Please repeat, exactly and with nothing added, the lines running from the line that contains "What TikZ code" to the line that contains "(0,0) rectangle (1650,683);", both lines included.

* _Extracted records_:
○ ○ ○ ○

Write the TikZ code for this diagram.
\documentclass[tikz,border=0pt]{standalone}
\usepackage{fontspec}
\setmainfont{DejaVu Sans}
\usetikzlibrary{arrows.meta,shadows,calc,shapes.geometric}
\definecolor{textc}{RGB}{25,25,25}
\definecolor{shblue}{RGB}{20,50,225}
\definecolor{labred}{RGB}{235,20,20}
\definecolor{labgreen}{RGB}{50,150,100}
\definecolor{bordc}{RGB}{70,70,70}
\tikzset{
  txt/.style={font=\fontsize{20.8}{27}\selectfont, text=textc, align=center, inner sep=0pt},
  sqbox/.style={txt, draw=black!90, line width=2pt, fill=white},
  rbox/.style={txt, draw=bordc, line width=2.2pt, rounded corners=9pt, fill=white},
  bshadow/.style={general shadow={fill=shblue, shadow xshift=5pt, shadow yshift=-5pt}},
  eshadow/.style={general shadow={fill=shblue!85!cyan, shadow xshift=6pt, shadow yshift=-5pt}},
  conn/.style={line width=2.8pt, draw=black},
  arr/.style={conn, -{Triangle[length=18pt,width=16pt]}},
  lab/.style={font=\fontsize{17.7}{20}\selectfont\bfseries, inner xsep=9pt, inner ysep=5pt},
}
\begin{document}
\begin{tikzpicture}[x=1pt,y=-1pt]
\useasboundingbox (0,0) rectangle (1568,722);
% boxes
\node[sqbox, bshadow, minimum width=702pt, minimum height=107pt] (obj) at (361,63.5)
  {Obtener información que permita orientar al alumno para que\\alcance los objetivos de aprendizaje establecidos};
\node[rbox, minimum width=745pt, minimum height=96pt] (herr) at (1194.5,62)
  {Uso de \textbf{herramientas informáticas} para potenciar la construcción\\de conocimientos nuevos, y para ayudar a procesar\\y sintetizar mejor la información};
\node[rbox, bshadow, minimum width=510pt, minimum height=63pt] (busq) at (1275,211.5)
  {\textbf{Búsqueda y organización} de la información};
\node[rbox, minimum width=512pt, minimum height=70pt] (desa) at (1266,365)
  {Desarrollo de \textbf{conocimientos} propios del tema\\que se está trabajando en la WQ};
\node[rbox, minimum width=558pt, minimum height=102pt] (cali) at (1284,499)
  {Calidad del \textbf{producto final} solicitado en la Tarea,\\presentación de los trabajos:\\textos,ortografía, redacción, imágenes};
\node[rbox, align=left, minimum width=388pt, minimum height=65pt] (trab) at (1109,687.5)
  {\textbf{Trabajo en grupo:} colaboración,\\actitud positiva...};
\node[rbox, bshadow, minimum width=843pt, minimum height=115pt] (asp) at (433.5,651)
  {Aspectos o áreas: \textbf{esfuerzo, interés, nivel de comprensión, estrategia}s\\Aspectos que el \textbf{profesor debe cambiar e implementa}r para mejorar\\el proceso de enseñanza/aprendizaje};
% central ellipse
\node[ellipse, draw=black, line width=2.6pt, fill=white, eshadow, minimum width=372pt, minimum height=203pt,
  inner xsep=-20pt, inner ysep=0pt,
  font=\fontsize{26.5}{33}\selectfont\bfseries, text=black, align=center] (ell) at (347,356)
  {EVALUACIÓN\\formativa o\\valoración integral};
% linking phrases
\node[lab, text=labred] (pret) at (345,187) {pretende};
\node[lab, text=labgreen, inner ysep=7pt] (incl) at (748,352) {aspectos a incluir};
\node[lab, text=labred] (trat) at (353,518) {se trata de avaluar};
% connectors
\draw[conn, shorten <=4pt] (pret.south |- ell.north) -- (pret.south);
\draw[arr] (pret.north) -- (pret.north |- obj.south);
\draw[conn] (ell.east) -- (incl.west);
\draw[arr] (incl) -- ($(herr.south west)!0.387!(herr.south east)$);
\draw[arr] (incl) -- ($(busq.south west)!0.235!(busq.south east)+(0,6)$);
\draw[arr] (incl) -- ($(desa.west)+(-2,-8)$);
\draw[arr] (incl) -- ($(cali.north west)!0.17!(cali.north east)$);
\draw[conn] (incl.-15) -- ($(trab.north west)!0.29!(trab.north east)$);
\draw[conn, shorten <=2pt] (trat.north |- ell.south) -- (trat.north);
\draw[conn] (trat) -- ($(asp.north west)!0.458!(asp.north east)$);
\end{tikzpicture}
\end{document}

○ ○ ○ ○

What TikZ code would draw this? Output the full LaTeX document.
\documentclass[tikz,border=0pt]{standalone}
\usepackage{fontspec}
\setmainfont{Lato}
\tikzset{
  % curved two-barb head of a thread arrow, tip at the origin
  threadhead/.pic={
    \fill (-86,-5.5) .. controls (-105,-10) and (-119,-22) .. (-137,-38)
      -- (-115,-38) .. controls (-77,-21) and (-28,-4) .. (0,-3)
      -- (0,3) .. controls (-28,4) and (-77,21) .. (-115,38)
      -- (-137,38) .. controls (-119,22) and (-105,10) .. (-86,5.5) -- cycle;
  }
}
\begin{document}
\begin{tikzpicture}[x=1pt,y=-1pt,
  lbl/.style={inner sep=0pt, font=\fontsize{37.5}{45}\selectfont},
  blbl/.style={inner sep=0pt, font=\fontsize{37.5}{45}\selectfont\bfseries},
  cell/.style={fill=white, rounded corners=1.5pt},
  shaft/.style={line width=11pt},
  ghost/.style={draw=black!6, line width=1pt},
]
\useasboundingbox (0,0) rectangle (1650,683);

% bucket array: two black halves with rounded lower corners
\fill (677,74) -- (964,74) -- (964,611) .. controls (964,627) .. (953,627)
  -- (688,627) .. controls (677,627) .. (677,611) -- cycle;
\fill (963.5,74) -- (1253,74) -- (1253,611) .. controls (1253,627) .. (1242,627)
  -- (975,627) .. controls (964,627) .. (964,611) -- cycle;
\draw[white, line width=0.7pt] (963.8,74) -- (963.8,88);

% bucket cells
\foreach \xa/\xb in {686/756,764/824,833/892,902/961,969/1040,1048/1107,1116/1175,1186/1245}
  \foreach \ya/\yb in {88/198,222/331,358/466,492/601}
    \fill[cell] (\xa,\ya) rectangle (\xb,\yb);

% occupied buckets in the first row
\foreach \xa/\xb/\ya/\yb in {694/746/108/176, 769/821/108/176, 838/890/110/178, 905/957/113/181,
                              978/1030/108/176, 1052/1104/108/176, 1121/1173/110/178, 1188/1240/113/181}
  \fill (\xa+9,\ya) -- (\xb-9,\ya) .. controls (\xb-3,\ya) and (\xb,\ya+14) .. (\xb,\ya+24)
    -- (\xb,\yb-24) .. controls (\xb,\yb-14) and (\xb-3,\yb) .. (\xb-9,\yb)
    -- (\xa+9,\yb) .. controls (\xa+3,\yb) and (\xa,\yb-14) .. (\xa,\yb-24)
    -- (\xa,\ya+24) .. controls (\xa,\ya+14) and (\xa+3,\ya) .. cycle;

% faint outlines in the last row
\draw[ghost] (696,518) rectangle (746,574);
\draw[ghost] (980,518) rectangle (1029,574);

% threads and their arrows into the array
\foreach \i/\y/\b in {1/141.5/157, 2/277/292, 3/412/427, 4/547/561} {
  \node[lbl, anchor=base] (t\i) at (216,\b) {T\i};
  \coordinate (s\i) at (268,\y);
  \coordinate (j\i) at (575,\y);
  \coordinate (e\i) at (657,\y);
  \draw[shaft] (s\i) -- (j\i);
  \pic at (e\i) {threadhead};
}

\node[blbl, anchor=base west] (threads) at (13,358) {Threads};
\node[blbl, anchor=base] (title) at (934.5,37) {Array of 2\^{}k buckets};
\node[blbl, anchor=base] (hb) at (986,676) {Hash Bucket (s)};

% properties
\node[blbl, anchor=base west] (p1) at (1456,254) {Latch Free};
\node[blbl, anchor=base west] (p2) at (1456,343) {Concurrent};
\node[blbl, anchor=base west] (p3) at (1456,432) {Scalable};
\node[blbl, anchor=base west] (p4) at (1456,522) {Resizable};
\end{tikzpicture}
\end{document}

○ ○ ○ ○

* _Answer_:
What TikZ code would draw this? Output the full LaTeX document.
\documentclass[tikz,border=0pt]{standalone}
\usepackage{fontspec}
\setmainfont{Lato}
\tikzset{
  % curved two-barb head of a thread arrow, tip at the origin
  threadhead/.pic={
    \fill (-86,-5.5) .. controls (-105,-10) and (-119,-22) .. (-137,-38)
      -- (-115,-38) .. controls (-77,-21) and (-28,-4) .. (0,-3)
      -- (0,3) .. controls (-28,4) and (-77,21) .. (-115,38)
      -- (-137,38) .. controls (-119,22) and (-105,10) .. (-86,5.5) -- cycle;
  }
}
\begin{document}
\begin{tikzpicture}[x=1pt,y=-1pt,
  lbl/.style={inner sep=0pt, font=\fontsize{37.5}{45}\selectfont},
  blbl/.style={inner sep=0pt, font=\fontsize{37.5}{45}\selectfont\bfseries},
  cell/.style={fill=white, rounded corners=1.5pt},
  shaft/.style={line width=11pt},
  ghost/.style={draw=black!6, line width=1pt},
]
\useasboundingbox (0,0) rectangle (1650,683);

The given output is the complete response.